Unlike carbon-based fossil fuels, which generate carbon dioxide as a byproduct, hydrogen gas is a zero-emission fuel. When it burns, all that’s left behind is water. According to the US Department of Energy, a hydrogen fuel cell combined with an electric motor is two to three times more efficient than a gasoline engine.

But efficiently extracting hydrogen from naturally occurring compounds like methane or water has been a technological holy grail.

Exposito's electrolysis prototype

Hydrogen can be extracted from fresh water, but it’s a scarcer and more precious resource than seawater. Photo courtesy of Daniel Esposito

Scientists have been trying to crack hydrogen from water for more than a century. A Scientific American article from 1868 mentions water electrolysis, along with wind power and other ideas, as fossil fuel alternatives. But electrolysis, in which an electrical current is passed through water, itself requires energy, and existing technology fails to extract the hydrogen at an economical cost. Plus, the separated atoms of hydrogen and oxygen will recombine if allowed—often violently.

In the 20th century, scientists developed electrolysis devices for seawater that could separate hydrogen from water using fine membranes. But these contraptions were prone to clogging and biofouling.

“Magnesium and calcium ions precipitate and clog the pores of the membranes, and the microbes and other life forms attach to them,” Esposito explains. “You can purify them, but it adds cost.”

To solve this problem, Esposito and his team have created a first of its kind membrane-free hydrogen rig. In their design, the reactive sides of the electrodes, which do the actual work of making hydrogen and oxygen, face away from each other. As the electrical charge is applied and the water breakdown reaction occurs, hydrogen forms at the negative electrode, while oxygen congregates at the positive one, with both gasses naturally separated from each other.

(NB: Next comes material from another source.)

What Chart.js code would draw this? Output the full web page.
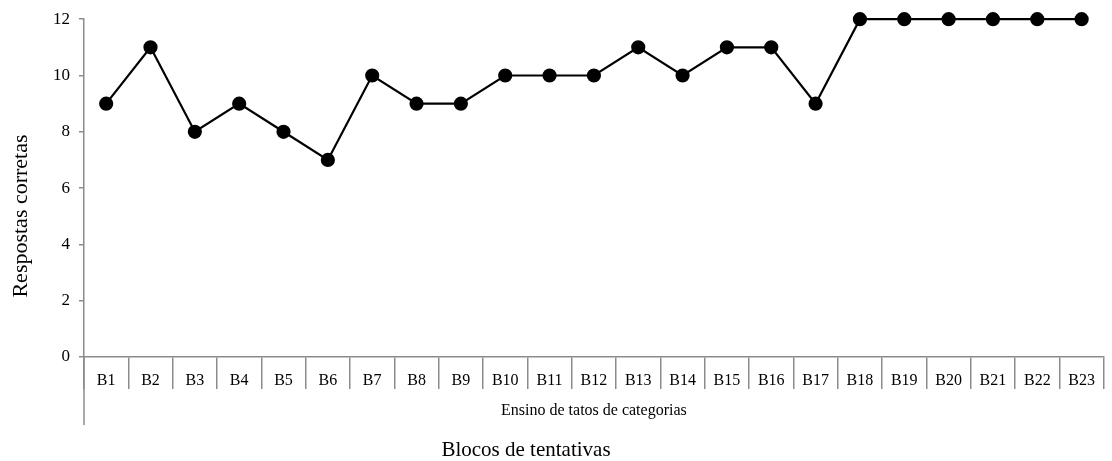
<!DOCTYPE html>
<html>
<head>
<meta charset="utf-8">
<script src="https://cdn.jsdelivr.net/npm/chart.js@4/dist/chart.umd.min.js"></script>
<style>
  body { margin: 0; background: #fff; }
  #wrap { width: 1112px; height: 461px; }
</style>
</head>
<body>
<div id="wrap"><canvas id="graph" width="1112" height="461"></canvas></div>
<script>
"use strict";
// data
var blocos = ["B1", "B2", "B3", "B4", "B5", "B6", "B7", "B8", "B9", "B10", "B11", "B12",
  "B13", "B14", "B15", "B16", "B17", "B18", "B19", "B20", "B21", "B22", "B23"];
var corretas = [9, 11, 8, 9, 8, 7, 10, 9, 9, 10, 10, 10, 11, 10, 11, 11, 9, 12, 12, 12, 12, 12, 12];
var yTicks = [0, 2, 4, 6, 8, 10, 12];

var serif = "'Liberation Serif', 'Times New Roman', serif";
var axisGray = "#8c8c8c";

// extra texts + the long left line under the axis
var extras = {
  id: "extras",
  afterDraw: function (chart) {
    var ctx = chart.ctx;
    var area = chart.chartArea;
    ctx.save();
    ctx.strokeStyle = axisGray;
    ctx.lineWidth = 1.5;
    ctx.beginPath();
    ctx.moveTo(area.left, area.bottom);
    ctx.lineTo(area.left, area.bottom + 68);
    ctx.stroke();

    ctx.fillStyle = "#000";
    ctx.textAlign = "center";
    ctx.textBaseline = "middle";
    ctx.font = "16px " + serif;
    ctx.fillText("Ensino de tatos de categorias", (area.left + area.right) / 2, 411);
    ctx.font = "21px " + serif;
    ctx.fillText("Blocos de tentativas", 526, 450);

    ctx.translate(21, 216);
    ctx.rotate(-Math.PI / 2);
    ctx.font = "22px " + serif;
    ctx.fillText("Respostas corretas", 0, 0);
    ctx.restore();
  }
};

new Chart(document.getElementById("graph"), {
  type: "line",
  data: {
    labels: blocos,
    datasets: [{
      data: corretas,
      borderColor: "#000",
      borderWidth: 2.2,
      pointBackgroundColor: "#000",
      pointBorderColor: "#000",
      pointRadius: 6,
      tension: 0,
      clip: false
    }]
  },
  options: {
    responsive: false,
    animation: false,
    layout: { padding: { left: 0, right: 6, top: 19, bottom: 0 } },
    plugins: { legend: { display: false }, tooltip: { enabled: false } },
    scales: {
      x: {
        offset: true,
        afterFit: function (s) { s.height = 104; },
        border: { color: axisGray, width: 1.5 },
        grid: { offset: true, drawOnChartArea: false, tickLength: 32, color: axisGray, lineWidth: 1.5 },
        ticks: { color: "#000", font: { family: serif, size: 16 }, padding: -18, maxRotation: 0, autoSkip: false }
      },
      y: {
        min: 0,
        max: 12,
        afterFit: function (s) { s.width = 84; },
        afterBuildTicks: function (s) { s.ticks = yTicks.map(function (v) { return { value: v }; }); },
        border: { color: axisGray, width: 1.5 },
        grid: { drawOnChartArea: false, tickLength: 5, color: axisGray, lineWidth: 1.5 },
        ticks: { color: "#000", font: { family: serif, size: 17 }, padding: 9 }
      }
    }
  },
  plugins: [extras]
});
</script>
</body>
</html>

This arrangement keeps the hydrogen and oxygen gasses far enough apart to prevent them from recombining into water molecules. Instead, the molecules float up along the vertical electrodes, forming bigger bubbles as they rise. At the top, the hydrogen is collected into a container while the oxygen is vented into the atmosphere—possibly adding a whiff of fresh air to Esposito’s basement lab.

Esposito says commercial seawater hydrogen production is still far on the horizon, but once the technology matures, the floating rigs would function somewhat similarly to oil rigs, without the fear of polluting spills.

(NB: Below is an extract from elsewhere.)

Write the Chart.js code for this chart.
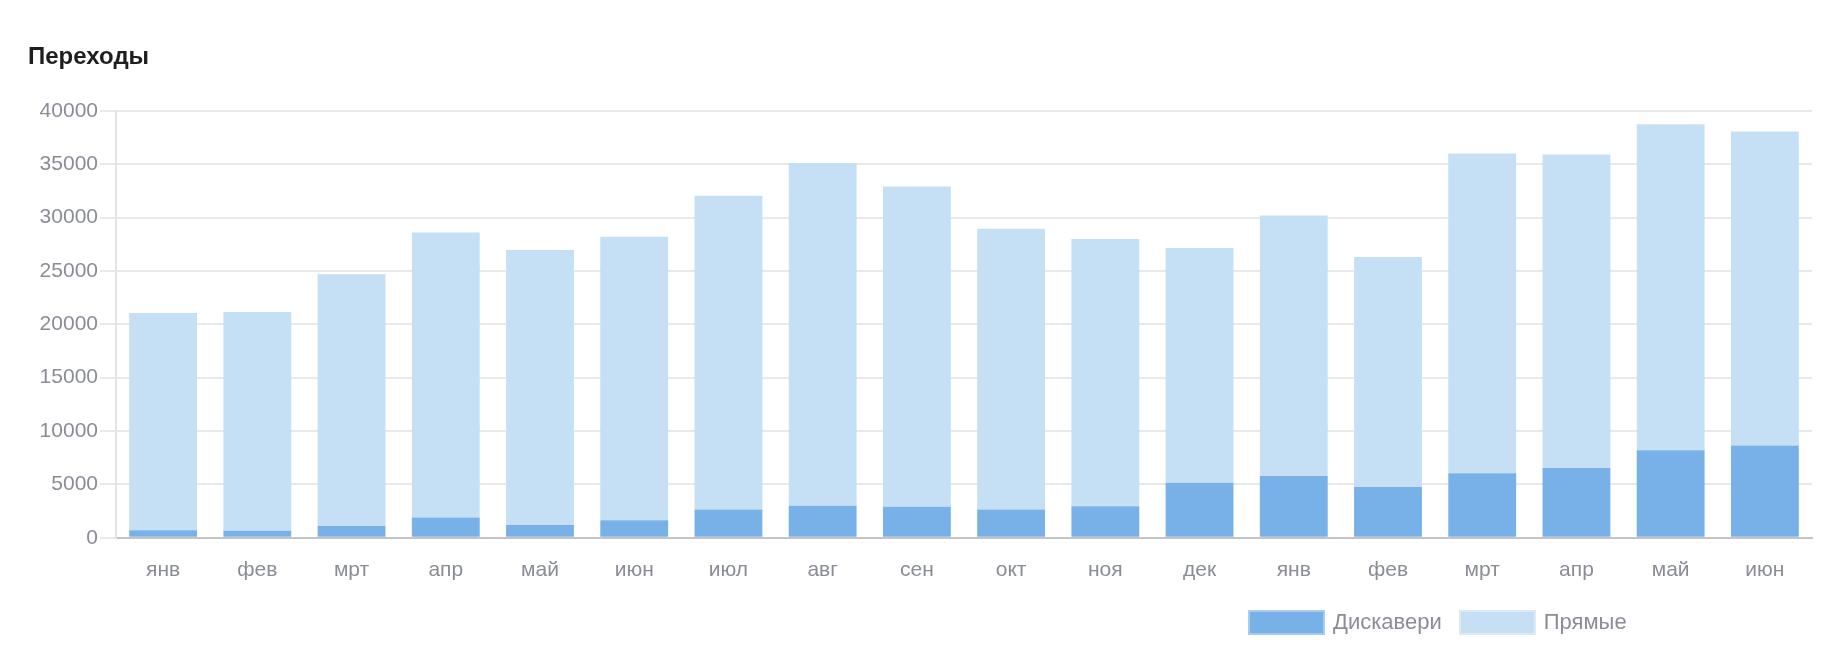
<!DOCTYPE html>
<html>
<head>
<meta charset="utf-8">
<script src="https://cdn.jsdelivr.net/npm/chart.js@4.4.1/dist/chart.umd.min.js"></script>
<style>
  body { margin: 0; background: #fff; }
  #wrap { position: relative; width: 1836px; height: 660px; }
  #legend {
    position: absolute; left: 1248px; top: 609px;
    display: flex; align-items: center;
    font: 22px "Liberation Sans", Arial, sans-serif; color: #8a8d96;
  }
  #legend .box { width: 73px; height: 21px; margin-right: 8px; border: 2px solid; }
  #legend .txt { margin-right: 17px; }
</style>
</head>
<body>
<div id="wrap">
  <canvas id="transitionsChart" width="1836" height="660"></canvas>
  <div id="legend"></div>
</div>
<script>
const months = ["янв", "фев", "мрт", "апр", "май", "июн", "июл", "авг", "сен",
  "окт", "ноя", "дек", "янв", "фев", "мрт", "апр", "май", "июн"];

const discovery = [700, 650, 1100, 1900, 1200, 1650, 2650, 3000, 2900,
  2650, 2950, 5150, 5800, 4750, 6050, 6550, 8200, 8650];

const direct = [20350, 20500, 23600, 26700, 25750, 26550, 29400, 32100, 30000,
  26300, 25050, 22000, 24400, 21550, 29950, 29350, 30550, 29400];

const yTicks = [0, 5000, 10000, 15000, 20000, 25000, 30000, 35000, 40000];

const tickFont = { family: "'Liberation Sans', Arial, sans-serif", size: 21 };
const tickColor = "#8a8d96";

const ctx = document.getElementById("transitionsChart").getContext("2d");

const chart = new Chart(ctx, {
  type: "bar",
  data: {
    labels: months,
    datasets: [
      {
        label: "Дискавери",
        data: discovery,
        backgroundColor: "#78b1e8",
        legendBorder: "#a6ccf0",
      },
      {
        label: "Прямые",
        data: direct,
        backgroundColor: "#c5dff5",
        legendBorder: "#dde9f5",
      },
    ],
  },
  options: {
    responsive: false,
    animation: false,
    layout: { padding: { left: 28, right: 24, top: 43, bottom: 57 } },
    categoryPercentage: 0.72,
    barPercentage: 1,
    plugins: {
      legend: { display: false },
      tooltip: { enabled: false },
      title: {
        display: true,
        text: "Переходы",
        align: "start",
        color: "#1e1e1e",
        font: { family: "'Liberation Sans', Arial, sans-serif", size: 24, weight: "bold" },
        padding: { top: 0, bottom: 39 },
      },
    },
    scales: {
      x: {
        stacked: true,
        grid: { display: false, drawTicks: false },
        border: { display: true, color: "#c4c4c4", width: 2 },
        ticks: { color: tickColor, font: tickFont, padding: 20, maxRotation: 0 },
      },
      y: {
        stacked: true,
        min: 0,
        max: 40000,
        afterFit: (scale) => { scale.width = 88; },
        afterBuildTicks: (scale) => { scale.ticks = yTicks.map((v) => ({ value: v })); },
        grid: { color: "#e9e9e9", lineWidth: 2, tickLength: 16 },
        border: { display: true, color: "#e4e4e4", width: 2 },
        ticks: {
          color: tickColor,
          font: tickFont,
          padding: 2,
          callback: (value) => String(value),
        },
      },
    },
  },
});

// html legend, built from the datasets
const legend = document.getElementById("legend");
chart.data.datasets.forEach((ds) => {
  const box = document.createElement("span");
  box.className = "box";
  box.style.background = ds.backgroundColor;
  box.style.borderColor = ds.legendBorder;
  const txt = document.createElement("span");
  txt.className = "txt";
  txt.textContent = ds.label;
  legend.appendChild(box);
  legend.appendChild(txt);
});
</script>
</body>
</html>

If operating close to shore, the hydrogen could be brought to land in pipes. If the rig is in the deep sea, the gas would have to be pumped into tankers. Another possibility, Esposito says, is to use blimps or air balloons to deliver the gas, capitalizing on hydrogen’s natural buoyancy.

If we wanted to use offshore hydrogen production to replace all the oil used in the world today, the floating rigs would have to cover only a tiny fraction of the world’s ocean—about 162,000 square kilometers, Esposito says. That’s slightly smaller than Florida, and bigger than New York State—or about 0.032 percent of our globe’s surface.

“That’s all you need to power the planet with seawater and sun,” Esposito says.